Не так уж и просто, не правда ли? Но, повторив эксперимент несколько раз, участники, как говорится, набивали руку. Они, как правило, понимали, что эта модель работает и при решении других задаваемых им задач.
Затем исследователи, как водится, схитрили, изменив условия эксперимента. Они предложили испытуемым решить второй комплект задач, для чего вышеописанная модель тоже вполне годилась. Но на этот раз у задач имелось и гораздо более простое решение: достаточно было просто перелить воду из сосуда А в сосуд В. Например, если в сосуд А входит четырнадцать чашек, в сосуд Б 36 чашек, а в сосуд В восемь чашек, как отмерить шесть чашек? Ответ: просто перелить восемь чашек из сосуда А в сосуд В.
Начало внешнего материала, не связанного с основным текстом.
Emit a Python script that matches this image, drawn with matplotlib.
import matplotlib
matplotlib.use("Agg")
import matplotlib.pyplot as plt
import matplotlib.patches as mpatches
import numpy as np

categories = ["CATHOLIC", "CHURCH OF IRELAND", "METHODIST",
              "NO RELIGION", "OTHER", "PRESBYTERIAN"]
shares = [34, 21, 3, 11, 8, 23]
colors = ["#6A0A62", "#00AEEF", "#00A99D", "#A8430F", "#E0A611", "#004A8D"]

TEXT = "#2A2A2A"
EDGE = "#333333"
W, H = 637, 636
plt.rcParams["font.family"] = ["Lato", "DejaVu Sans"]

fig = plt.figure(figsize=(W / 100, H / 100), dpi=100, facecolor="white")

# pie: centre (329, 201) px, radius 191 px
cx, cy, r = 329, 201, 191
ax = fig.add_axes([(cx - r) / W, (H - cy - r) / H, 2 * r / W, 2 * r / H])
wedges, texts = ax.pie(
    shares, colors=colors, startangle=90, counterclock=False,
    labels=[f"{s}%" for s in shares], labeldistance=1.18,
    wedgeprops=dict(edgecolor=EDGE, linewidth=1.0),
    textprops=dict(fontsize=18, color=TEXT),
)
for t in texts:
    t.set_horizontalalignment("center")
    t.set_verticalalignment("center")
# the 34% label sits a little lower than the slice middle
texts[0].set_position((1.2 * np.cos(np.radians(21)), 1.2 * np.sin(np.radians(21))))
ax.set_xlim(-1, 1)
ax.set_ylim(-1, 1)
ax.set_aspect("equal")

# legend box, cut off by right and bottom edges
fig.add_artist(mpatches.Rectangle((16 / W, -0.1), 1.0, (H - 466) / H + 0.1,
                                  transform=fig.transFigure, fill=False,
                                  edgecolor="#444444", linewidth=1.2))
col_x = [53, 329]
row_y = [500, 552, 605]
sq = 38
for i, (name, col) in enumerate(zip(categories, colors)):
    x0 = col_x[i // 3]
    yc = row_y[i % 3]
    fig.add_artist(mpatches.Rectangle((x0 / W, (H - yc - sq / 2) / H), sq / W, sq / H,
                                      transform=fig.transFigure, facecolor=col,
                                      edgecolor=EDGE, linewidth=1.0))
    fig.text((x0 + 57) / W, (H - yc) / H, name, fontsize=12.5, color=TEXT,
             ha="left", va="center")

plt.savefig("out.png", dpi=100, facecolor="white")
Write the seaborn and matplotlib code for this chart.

Исследователи повторили этот эксперимент тысячи раз и в основном получали на удивление одинаковый результат: от 64 до 83 процентов участников, решая оба комплекта задач, использовали старый громоздкий метод, даже когда им было доступно новое, намного более простое решение.
Впрочем, парадокс заключался не в этом. Когда Лачинсы предложили второй комплект задач новой группе испытуемых, не принимавшей участия в первом туре, почти все решали их простым способом. По сути, простым решением не воспользовались всего 1−5 процентов новых участников эксперимента. Получается, что люди, участвовавшие в первом раунде экспериментов, настолько привыкли к испытанному методу, что совсем не замечали нового, более простого способа решения задачи. А для тех, кто приступал к решению со свежим взглядом, оно было очевидным.
Люди настолько привыкают к испытанным методам и моделям решения задач, что совсем не замечают новых, более простых способов.
Мыслите нестандартно
Хотя мы часто предпочитаем искать свой путь к решению разных бытовых задач, большинство из нас имеют обыкновение подходить к этому делу не слишком творчески, особенно если мы уже изучили подход, который неплохо работает, и привыкли к нему. Данная тенденция сохраняется, даже если задача относительно проста (хоть и нова). Один из самых наглядных и известных примеров – эксперимент со свечой. Кстати, его можно провести и в домашних условиях с приятелем, особенно если вы не возражаете против того, чтобы вам немного испортили обои. Итак, дайте ничего не подозревающему другу три предмета: коробок спичек, коробку с маленькими гвоздиками и свечу. Задача – прикрепить свечу к стене.
Люди, как правило, пытаются прибить ее прямо к стене, но у них ничего не получается, потому что свеча слишком толстая, а гвозди маленькие. Некоторые пробуют растопить свечу и прилепить к стене. И очень немногие догадываются использовать коробку в качестве подсвечника, прикрепив ее к стене и установив в нее свечу. Большинство видит в коробке только контейнер для гвоздей, и ничто иное. Они просто не привыкли мыслить нестандартно. А следовало бы.